ASTANA – For the first time in the post-Soviet space, Kazakhstan has begun vaccinating children against pneumococcal infection, said Minister of Healthcare Yelzhan Birtanov at an expanded meeting of the board of the ministry dedicated to the results of 2016 and the tasks for 2017.
“To date, two regions of the country are covered by this type of vaccination, it will be carried out throughout the country stage by stage. These measures alone will reduce the death rate of children by 20 percent,” said Birtanov.
He also noted that 2016 was significant for the entire healthcare sector. The state programme Densaulyk was launched, which is a logical continuation of previous state programmes.

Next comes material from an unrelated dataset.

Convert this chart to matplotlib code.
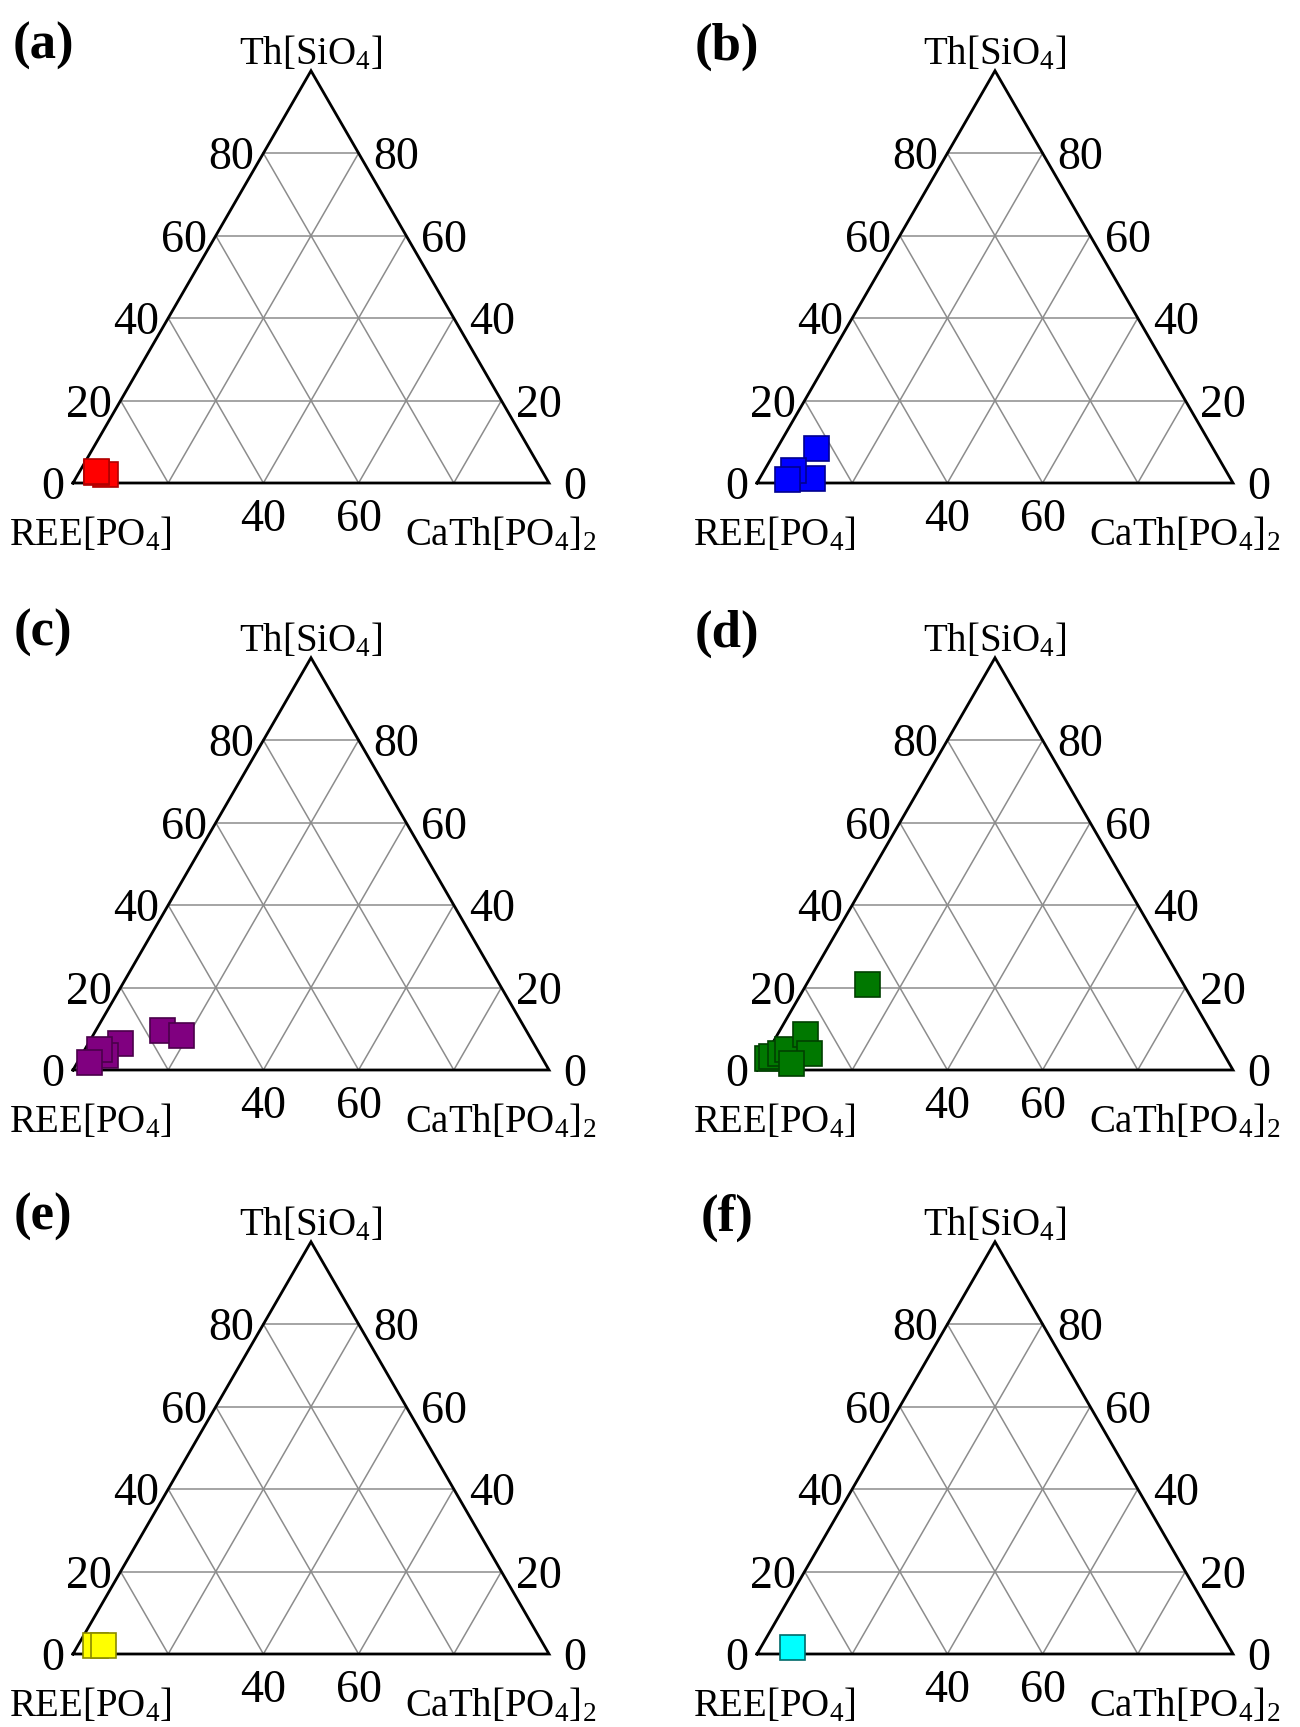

“Life expectancy in 2016 was 72 years, which is six years more than in 2006. There is a positive trend in infant mortality, in 2016 that figure was 12.6 cases per 1,000 births, which is two times less than in 2006. In order to reduce maternal and infant mortality, the ministry successfully introduced an integrated model of rendering medical care to obstetric patients and childcare,” said Birtanov.
According to the minister, the taken measures have resulted in a stable decline in infant mortality rates. According to the Statistics Committee, the maternal mortality rate in the reporting year was 12.7 cases per 100,000 births, whereas in 2000 it was 48.0 cases per 100,000 births. In order to reduce mortality, the role and responsibility of specialised medical organisations responsible for coordination, monitoring and ensuring the effectiveness and quality of medical care at all levels has been strengthened.
In addition, much attention is paid to the implementation of the National Screening Programme. In 2016, more than 11 million screening surveys of target groups of adults and children were conducted in the country. The coverage rate of screening was increased by at least 90 percent as well as the detection rate of cases of diseases.
“Considering the fact that more than 40 percent of the population lives in rural areas, special attention is paid to increasing the availability of medical care to rural populations, especially to those living in remote and hard-to-reach regions. Transport medicine is developing, 49 mobile medical complexes, 40 medical rescue stations and three diagnostic trains are functioning,” stated Birtanov.
Priority attention is paid to the treatment of diseases most influencing the demographic situation in the country.
The country’s 23 medical organisations in seven regions are implementing the Disease Management Programme in pilot mode for arterial hypertension, diabetes mellitus and chronic heart failure. This programme is aimed at teaching patients healthy lifestyle habits that contribute to reducing the exacerbation of chronic diseases, emergency hospitalisations and increasing the joint responsibility of citizens for their health.